▸ STATED PROBLEM
Extract the full listing verbatim and drop any pictures from your copy.

▬▬▬▬▬▬▬▬▬▬

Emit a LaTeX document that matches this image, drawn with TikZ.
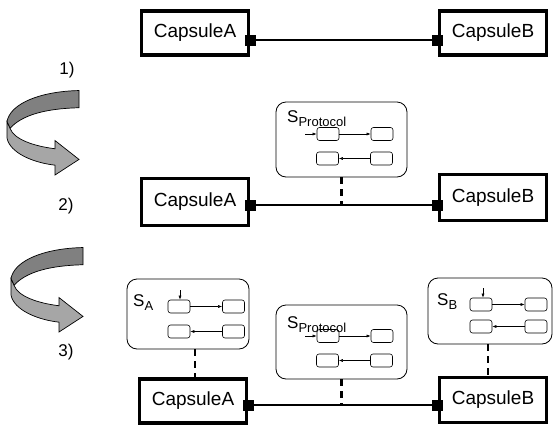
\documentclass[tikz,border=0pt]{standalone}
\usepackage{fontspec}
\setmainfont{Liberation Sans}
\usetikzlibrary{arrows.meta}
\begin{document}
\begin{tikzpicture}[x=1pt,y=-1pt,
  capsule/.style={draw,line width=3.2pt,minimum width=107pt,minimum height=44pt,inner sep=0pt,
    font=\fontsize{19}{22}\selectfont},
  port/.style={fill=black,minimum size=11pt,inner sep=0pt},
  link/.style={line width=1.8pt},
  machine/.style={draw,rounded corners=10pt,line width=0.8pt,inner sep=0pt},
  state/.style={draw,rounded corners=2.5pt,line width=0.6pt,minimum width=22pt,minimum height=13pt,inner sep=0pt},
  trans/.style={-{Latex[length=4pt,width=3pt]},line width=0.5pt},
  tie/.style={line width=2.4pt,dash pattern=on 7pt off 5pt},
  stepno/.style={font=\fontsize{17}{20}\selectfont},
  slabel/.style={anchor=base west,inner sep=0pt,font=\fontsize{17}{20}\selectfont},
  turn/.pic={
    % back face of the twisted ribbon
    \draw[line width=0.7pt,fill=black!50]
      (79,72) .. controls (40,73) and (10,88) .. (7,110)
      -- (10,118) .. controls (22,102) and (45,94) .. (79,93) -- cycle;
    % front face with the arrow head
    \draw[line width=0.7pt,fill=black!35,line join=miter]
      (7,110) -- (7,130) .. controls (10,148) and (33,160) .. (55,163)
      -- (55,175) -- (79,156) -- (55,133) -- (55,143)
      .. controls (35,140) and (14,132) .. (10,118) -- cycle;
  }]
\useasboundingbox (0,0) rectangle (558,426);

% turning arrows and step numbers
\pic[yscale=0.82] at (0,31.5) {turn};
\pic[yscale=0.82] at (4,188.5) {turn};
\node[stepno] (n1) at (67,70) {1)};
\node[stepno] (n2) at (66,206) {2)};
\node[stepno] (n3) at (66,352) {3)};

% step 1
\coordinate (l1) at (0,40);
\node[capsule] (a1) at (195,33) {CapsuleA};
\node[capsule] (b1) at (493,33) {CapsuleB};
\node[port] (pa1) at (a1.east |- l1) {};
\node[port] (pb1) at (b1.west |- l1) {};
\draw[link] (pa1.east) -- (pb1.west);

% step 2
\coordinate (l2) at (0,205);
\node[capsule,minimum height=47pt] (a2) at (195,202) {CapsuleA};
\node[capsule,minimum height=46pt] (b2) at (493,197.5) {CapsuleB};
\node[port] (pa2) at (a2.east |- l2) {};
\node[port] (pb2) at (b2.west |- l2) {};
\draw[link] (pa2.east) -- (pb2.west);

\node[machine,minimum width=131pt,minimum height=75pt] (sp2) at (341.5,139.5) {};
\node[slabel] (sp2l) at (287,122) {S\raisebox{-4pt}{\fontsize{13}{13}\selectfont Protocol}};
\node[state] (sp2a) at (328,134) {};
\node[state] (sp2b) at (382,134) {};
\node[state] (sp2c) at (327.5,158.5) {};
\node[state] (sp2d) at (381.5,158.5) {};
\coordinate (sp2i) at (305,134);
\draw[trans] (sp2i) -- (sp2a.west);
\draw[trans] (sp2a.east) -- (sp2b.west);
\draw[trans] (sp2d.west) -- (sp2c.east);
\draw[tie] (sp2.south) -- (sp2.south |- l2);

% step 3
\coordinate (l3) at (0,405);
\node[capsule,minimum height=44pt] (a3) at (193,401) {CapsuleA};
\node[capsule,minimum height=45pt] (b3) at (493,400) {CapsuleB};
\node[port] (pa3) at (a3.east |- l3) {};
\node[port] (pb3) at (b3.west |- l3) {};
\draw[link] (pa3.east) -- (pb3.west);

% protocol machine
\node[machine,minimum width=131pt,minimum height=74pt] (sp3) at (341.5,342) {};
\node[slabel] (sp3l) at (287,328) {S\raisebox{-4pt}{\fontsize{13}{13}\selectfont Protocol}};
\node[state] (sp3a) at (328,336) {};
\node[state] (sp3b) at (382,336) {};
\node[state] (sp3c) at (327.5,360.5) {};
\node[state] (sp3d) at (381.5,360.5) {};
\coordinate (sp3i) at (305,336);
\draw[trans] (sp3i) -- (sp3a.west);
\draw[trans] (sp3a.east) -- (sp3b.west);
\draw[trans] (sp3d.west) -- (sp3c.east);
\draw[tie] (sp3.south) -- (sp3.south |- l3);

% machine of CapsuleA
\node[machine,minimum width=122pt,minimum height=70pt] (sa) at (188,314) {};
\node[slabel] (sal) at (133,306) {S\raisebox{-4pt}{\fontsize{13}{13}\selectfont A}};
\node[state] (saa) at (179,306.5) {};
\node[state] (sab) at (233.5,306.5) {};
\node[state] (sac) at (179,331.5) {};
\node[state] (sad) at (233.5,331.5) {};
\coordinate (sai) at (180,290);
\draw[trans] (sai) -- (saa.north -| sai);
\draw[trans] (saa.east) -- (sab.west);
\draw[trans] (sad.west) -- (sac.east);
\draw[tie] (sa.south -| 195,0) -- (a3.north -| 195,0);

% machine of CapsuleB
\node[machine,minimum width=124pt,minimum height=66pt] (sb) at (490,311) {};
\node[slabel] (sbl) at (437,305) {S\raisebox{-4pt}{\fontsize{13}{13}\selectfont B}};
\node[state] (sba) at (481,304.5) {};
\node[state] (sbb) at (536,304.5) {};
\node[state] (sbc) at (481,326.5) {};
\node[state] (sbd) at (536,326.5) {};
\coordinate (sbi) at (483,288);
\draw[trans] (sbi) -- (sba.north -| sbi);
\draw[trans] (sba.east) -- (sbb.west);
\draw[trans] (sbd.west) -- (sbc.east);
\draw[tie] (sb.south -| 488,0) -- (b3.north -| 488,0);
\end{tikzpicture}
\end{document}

▬▬▬▬▬▬▬▬▬▬

▸ PROBLEM SOLUTION
Emit a LaTeX document that matches this image, drawn with TikZ.
\documentclass[tikz,border=0pt]{standalone}
\usepackage{fontspec}
\setmainfont{Liberation Sans}
\usetikzlibrary{arrows.meta}
\begin{document}
\begin{tikzpicture}[x=1pt,y=-1pt,
  capsule/.style={draw,line width=3.2pt,minimum width=107pt,minimum height=44pt,inner sep=0pt,
    font=\fontsize{19}{22}\selectfont},
  port/.style={fill=black,minimum size=11pt,inner sep=0pt},
  link/.style={line width=1.8pt},
  machine/.style={draw,rounded corners=10pt,line width=0.8pt,inner sep=0pt},
  state/.style={draw,rounded corners=2.5pt,line width=0.6pt,minimum width=22pt,minimum height=13pt,inner sep=0pt},
  trans/.style={-{Latex[length=4pt,width=3pt]},line width=0.5pt},
  tie/.style={line width=2.4pt,dash pattern=on 7pt off 5pt},
  stepno/.style={font=\fontsize{17}{20}\selectfont},
  slabel/.style={anchor=base west,inner sep=0pt,font=\fontsize{17}{20}\selectfont},
  turn/.pic={
    % back face of the twisted ribbon
    \draw[line width=0.7pt,fill=black!50]
      (79,72) .. controls (40,73) and (10,88) .. (7,110)
      -- (10,118) .. controls (22,102) and (45,94) .. (79,93) -- cycle;
    % front face with the arrow head
    \draw[line width=0.7pt,fill=black!35,line join=miter]
      (7,110) -- (7,130) .. controls (10,148) and (33,160) .. (55,163)
      -- (55,175) -- (79,156) -- (55,133) -- (55,143)
      .. controls (35,140) and (14,132) .. (10,118) -- cycle;
  }]
\useasboundingbox (0,0) rectangle (558,426);

% turning arrows and step numbers
\pic[yscale=0.82] at (0,31.5) {turn};
\pic[yscale=0.82] at (4,188.5) {turn};
\node[stepno] (n1) at (67,70) {1)};
\node[stepno] (n2) at (66,206) {2)};
\node[stepno] (n3) at (66,352) {3)};

% step 1
\coordinate (l1) at (0,40);
\node[capsule] (a1) at (195,33) {CapsuleA};
\node[capsule] (b1) at (493,33) {CapsuleB};
\node[port] (pa1) at (a1.east |- l1) {};
\node[port] (pb1) at (b1.west |- l1) {};
\draw[link] (pa1.east) -- (pb1.west);

% step 2
\coordinate (l2) at (0,205);
\node[capsule,minimum height=47pt] (a2) at (195,202) {CapsuleA};
\node[capsule,minimum height=46pt] (b2) at (493,197.5) {CapsuleB};
\node[port] (pa2) at (a2.east |- l2) {};
\node[port] (pb2) at (b2.west |- l2) {};
\draw[link] (pa2.east) -- (pb2.west);

\node[machine,minimum width=131pt,minimum height=75pt] (sp2) at (341.5,139.5) {};
\node[slabel] (sp2l) at (287,122) {S\raisebox{-4pt}{\fontsize{13}{13}\selectfont Protocol}};
\node[state] (sp2a) at (328,134) {};
\node[state] (sp2b) at (382,134) {};
\node[state] (sp2c) at (327.5,158.5) {};
\node[state] (sp2d) at (381.5,158.5) {};
\coordinate (sp2i) at (305,134);
\draw[trans] (sp2i) -- (sp2a.west);
\draw[trans] (sp2a.east) -- (sp2b.west);
\draw[trans] (sp2d.west) -- (sp2c.east);
\draw[tie] (sp2.south) -- (sp2.south |- l2);

% step 3
\coordinate (l3) at (0,405);
\node[capsule,minimum height=44pt] (a3) at (193,401) {CapsuleA};
\node[capsule,minimum height=45pt] (b3) at (493,400) {CapsuleB};
\node[port] (pa3) at (a3.east |- l3) {};
\node[port] (pb3) at (b3.west |- l3) {};
\draw[link] (pa3.east) -- (pb3.west);

% protocol machine
\node[machine,minimum width=131pt,minimum height=74pt] (sp3) at (341.5,342) {};
\node[slabel] (sp3l) at (287,328) {S\raisebox{-4pt}{\fontsize{13}{13}\selectfont Protocol}};
\node[state] (sp3a) at (328,336) {};
\node[state] (sp3b) at (382,336) {};
\node[state] (sp3c) at (327.5,360.5) {};
\node[state] (sp3d) at (381.5,360.5) {};
\coordinate (sp3i) at (305,336);
\draw[trans] (sp3i) -- (sp3a.west);
\draw[trans] (sp3a.east) -- (sp3b.west);
\draw[trans] (sp3d.west) -- (sp3c.east);
\draw[tie] (sp3.south) -- (sp3.south |- l3);

% machine of CapsuleA
\node[machine,minimum width=122pt,minimum height=70pt] (sa) at (188,314) {};
\node[slabel] (sal) at (133,306) {S\raisebox{-4pt}{\fontsize{13}{13}\selectfont A}};
\node[state] (saa) at (179,306.5) {};
\node[state] (sab) at (233.5,306.5) {};
\node[state] (sac) at (179,331.5) {};
\node[state] (sad) at (233.5,331.5) {};
\coordinate (sai) at (180,290);
\draw[trans] (sai) -- (saa.north -| sai);
\draw[trans] (saa.east) -- (sab.west);
\draw[trans] (sad.west) -- (sac.east);
\draw[tie] (sa.south -| 195,0) -- (a3.north -| 195,0);

% machine of CapsuleB
\node[machine,minimum width=124pt,minimum height=66pt] (sb) at (490,311) {};
\node[slabel] (sbl) at (437,305) {S\raisebox{-4pt}{\fontsize{13}{13}\selectfont B}};
\node[state] (sba) at (481,304.5) {};
\node[state] (sbb) at (536,304.5) {};
\node[state] (sbc) at (481,326.5) {};
\node[state] (sbd) at (536,326.5) {};
\coordinate (sbi) at (483,288);
\draw[trans] (sbi) -- (sba.north -| sbi);
\draw[trans] (sba.east) -- (sbb.west);
\draw[trans] (sbd.west) -- (sbc.east);
\draw[tie] (sb.south -| 488,0) -- (b3.north -| 488,0);
\end{tikzpicture}
\end{document}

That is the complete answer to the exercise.